We are thrilled to announce this year’s keynote speaker:
Chris Forster is associate professor of English at Syracuse University, where he focuses on 20th Century British Literature (with an emphasis on modernism) and “digital humanities.” His book Filthy Material: Modernism and the Media of Obscenity (Oxford, 2019) rereads modernist obscenity from the perspective of media history. Modernism and Its Media, a survey of media theoretical accounts of modernism, is forthcoming in the New Modernisms book series published by Bloomsbury. In 2020 he was awarded a Mellon Foundation New Directions Fellowship to study the “Statistical Foundations of Computational Literary Criticism”—which just means he’s trying to better understand math.

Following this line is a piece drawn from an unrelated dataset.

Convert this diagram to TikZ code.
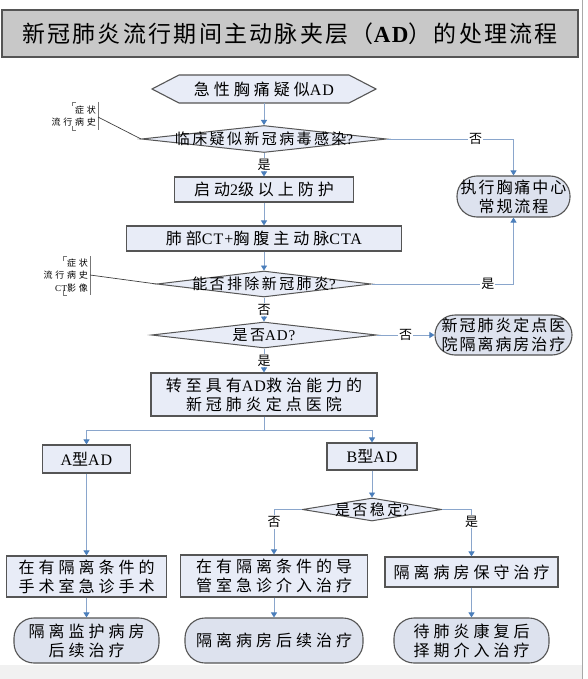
\documentclass[tikz,border=0pt]{standalone}
\usepackage{fontspec}
\setmainfont{Noto Sans CJK SC}
\newfontfamily\cjkwide[LetterSpace=25]{Noto Sans CJK SC}
\newfontfamily\cjknar[LetterSpace=12]{Noto Sans CJK SC}
\newfontfamily\cjkdia[LetterSpace=16]{Noto Sans CJK SC}
\newfontfamily\cjksmall[LetterSpace=30]{Noto Sans CJK SC}
\newfontfamily\cjktitle[LetterSpace=10]{Noto Sans CJK SC}
\newfontfamily\latfont[LetterSpace=6]{Liberation Serif}
\newcommand\lat[1]{{\latfont #1}}
\usetikzlibrary{arrows.meta,shapes.geometric}
\definecolor{boxfill}{HTML}{E8ECF7}
\definecolor{ellfill}{HTML}{DDE2EE}
\definecolor{edge}{HTML}{555555}
\definecolor{conn}{HTML}{8AA6CC}
\definecolor{tipc}{HTML}{4A7EBB}
\definecolor{titlefill}{HTML}{C8C8C8}
\definecolor{strip}{HTML}{F1F1F1}
\definecolor{pageedge}{HTML}{A8A8A8}
\tikzset{
  titlebox/.style={draw=edge, line width=1.2pt, fill=titlefill, inner sep=0pt,
    minimum width=576pt, minimum height=47pt, font={\cjktitle\fontsize{23}{26}\selectfont}},
  box/.style={draw=edge, line width=1.1pt, fill=boxfill, inner sep=0pt, align=center,
    font={\cjkwide\fontsize{16}{19}\selectfont}},
  stadium/.style={box, fill=ellfill, rounded corners=20pt},
  narrow/.style={font={\cjknar\fontsize{16}{19}\selectfont}},
  plaintext/.style={inner sep=0pt, align=center, font={\cjkwide\fontsize{16}{19}\selectfont}},
  hexshape/.style={draw=edge, line width=1.1pt, fill=boxfill},
  dia/.style={shape=diamond, draw=edge, line width=1pt, fill=boxfill, inner sep=0pt},
  dtext/.style={inner sep=0pt, font={\cjkdia\fontsize{15}{16}\selectfont}},
  ctext/.style={inner sep=0pt, align=right, font={\cjksmall\fontsize{9}{12.5}\selectfont}},
  callout/.style={draw=edge!80, line width=0.7pt},
  thinline/.style={draw=black!75, line width=0.7pt},
  link/.style={draw=conn, line width=0.9pt},
  arrowlink/.style={link, -{Triangle[width=6pt,length=5pt,color=tipc]}},
  lbl/.style={fill=white, inner sep=1pt, font={\fontsize{13}{13}\selectfont}},
}
\begin{document}
\begin{tikzpicture}[x=1pt,y=-1pt]
\useasboundingbox (0,0) rectangle (588,679);
\fill[white] (0,0) rectangle (588,679);
\fill[strip] (0,665) rectangle (582,679);
\draw[pageedge, line width=0.8pt] (582,0) -- (582,679);

% title
\node[titlebox] (title) at (290,33.5) {新冠肺炎流行期间主动脉夹层（{\latfont\bfseries AD}）的处理流程};

% start hexagon
\draw[hexshape] (152,89) -- (179,75) -- (349,75) -- (376,89) -- (349,103) -- (179,103) -- cycle;
\node[plaintext, minimum width=224pt, minimum height=28pt] (start) at (264,89) {急性胸痛疑似\lat{AD}};

% decision 1
\node[dia, minimum width=245pt, minimum height=27pt] (d1) at (264,139) {};
\node[dtext] (d1t) at (d1.center) {临床疑似新冠病毒感染\lat{?}};

% callout 1
\node[ctext, anchor=east] (c1) at (96,116) {症状\\流行病史};
\draw[callout] (76,102) -- (72,102) -- (72,106);
\draw[callout] (72,126) -- (72,130) -- (76,130);
\draw[callout] (98,102) -- (98,130);
\coordinate (c1p) at (98,117);
\draw[thinline] (c1p) -- (d1.west);

% routine chest pain flow
\node[stadium, narrow, minimum width=113pt, minimum height=41pt] (exec) at (513.5,196.5) {执行胸痛中心\\常规流程};

% protection
\node[box, minimum width=179pt, minimum height=25pt] (prot) at (264,189.5) {启动\lat{2}级以上防护};
\node[box, minimum width=275pt, minimum height=25pt] (ct) at (264,238.5) {肺部\lat{CT+}胸腹主动脉\lat{CTA}};

% decision 2
\node[dia, minimum width=214pt, minimum height=26pt] (d2) at (264,284) {};
\node[dtext] (d2t) at (d2.center) {能否排除新冠肺炎\lat{?}};

% callout 2
\node[ctext, anchor=east] (c2) at (88,275.5) {症状\\流行病史\\\lat{CT}影像};
\draw[callout] (67,256) -- (63,256) -- (63,261);
\draw[callout] (63,290) -- (63,295) -- (67,295);
\draw[callout] (90,256) -- (90,295);
\coordinate (c2p) at (90,275);
\draw[thinline] (c2p) -- (d2.west);

% decision 3
\node[dia, minimum width=225pt, minimum height=26pt] (d3) at (264,335) {};
\node[dtext] (d3t) at (d3.center) {是否\lat{AD?}};

\node[stadium, narrow, minimum width=137pt, minimum height=40pt] (iso) at (503.5,335) {新冠肺炎定点医\\院隔离病房治疗};

% transfer
\node[box, minimum width=226pt, minimum height=43pt] (transfer) at (264,394.5) {转至具有\lat{AD}救治能力的\\新冠肺炎定点医院};

% types
\node[box, minimum width=88pt, minimum height=28pt] (typeA) at (86.5,459) {\lat{A}型\lat{AD}};
\node[box, minimum width=90pt, minimum height=27pt] (typeB) at (372,456.5) {\lat{B}型\lat{AD}};

% decision 4
\node[dia, minimum width=139pt, minimum height=23pt] (d4) at (372,509.5) {};
\node[dtext] (d4t) at (d4.center) {是否稳定\lat{?}};

% treatments
\node[box, minimum width=160pt, minimum height=41pt] (b1) at (86.5,576.5) {在有隔离条件的\\手术室急诊手术};
\node[box, minimum width=187pt, minimum height=42pt] (b2) at (274,576) {在有隔离条件的导\\管室急诊介入治疗};
\node[box, minimum width=173pt, minimum height=30pt] (b3) at (471.5,572) {隔离病房保守治疗};

\node[stadium, minimum width=145pt, minimum height=45pt] (e1) at (86.5,640.5) {隔离监护病房\\后续治疗};
\node[stadium, minimum width=178pt, minimum height=45pt] (e2) at (274,640.5) {隔离病房后续治疗};
\node[stadium, minimum width=155pt, minimum height=45pt] (e3) at (471.5,640.5) {待肺炎康复后\\择期介入治疗};

% connectors
\draw[arrowlink] (start.south) -- (d1.north);
\draw[arrowlink] (d1.east) -| node[lbl, pos=0.35] {否} (exec.north);
\draw[arrowlink] (d1.south) -- node[lbl] {是} (prot.north);
\draw[arrowlink] (prot.south) -- (ct.north);
\draw[arrowlink] (ct.south) -- (d2.north);
\draw[arrowlink] (d2.east) -| node[lbl, pos=0.41] {是} (exec.south);
\draw[arrowlink] (d2.south) -- node[lbl] {否} (d3.north);
\draw[arrowlink] (d3.east) -- node[lbl] {否} (iso.west);
\draw[arrowlink] (d3.south) -- node[lbl] {是} (transfer.north);
\coordinate (br) at (264,430);
\draw[link] (transfer.south) -- (br);
\draw[arrowlink] (br) -| (typeA.north);
\draw[arrowlink] (br) -| (typeB.north);
\draw[arrowlink] (typeA.south) -- (b1.north);
\draw[arrowlink] (typeB.south) -- (d4.north);
\draw[arrowlink] (d4.west) -| node[lbl, pos=0.64] {否} (b2.north);
\draw[arrowlink] (d4.east) -| node[lbl, pos=0.63] {是} (b3.north);
\draw[arrowlink] (b1.south) -- (e1.north);
\draw[arrowlink] (b2.south) -- (e2.north);
\draw[arrowlink] (b3.south) -- (e3.north);
\end{tikzpicture}
\end{document}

The End of Obscenity? Media and Aesthetics in the History (and Present) of Obscenity
Debates about free speech and censorship have retaken a central place in public discourse recently. Yet, as social media platforms struggle over who may participate in their platform and cultural commentators wring their hands over “cancel culture,” questions of obscenity are strangely absent from these debates. The literary causes célèbres of the twentieth century (Ulysses, Lady Chatterley’s Lover, Lolita) lack a clear analogue in our own moment. So what happened? Is obscenity over? Have we reached what the American lawyer Charles Rembar, in 1968, called The End of Obscenity?
This talk tries to answer that question by locating obscenity within a history of media. To understand obscenity, and its apparent absence from contemporary debates, requires locating it within two histories: the first is a history of media technologies, the other a history of the privatization of the public sphere. These forces have transformed what once was called obscenity. The midcentury legal reforms in Anglo-American obscenity that Rembar celebrates occurred in relation to major works of modernist literature–most centrally Lady Chatterley’s Lover. Those reforms ratified an essentially modernist account of autonomous aesthetic value, bringing transgressive literature under the umbrella of state-sanctioned, liberal values. Yet, I argue, this codification is inextricable from the media materialities that undergird it. In the media ecology of midcentury, literature itself came to appear fundamentally less capable of obscenity than other media. We cannot understand Rembar’s “end of obscenity” outside the changing place of literature, and indeed print, in an era of film and television. I make this argument, in part, through a brief “distant reading” of the meanings of “obscenity.”
I conclude by turning to our own media environment, where I argue that the category of obscenity has been replaced by privatized systems of quasi-censorship. I try to sketch a shift from the prohibition of obscenity in the public sphere, which lasted from the eighteenth century until the mid-twentieth, to privatized processes of what Sarah Roberts has recently called commercial content moderation.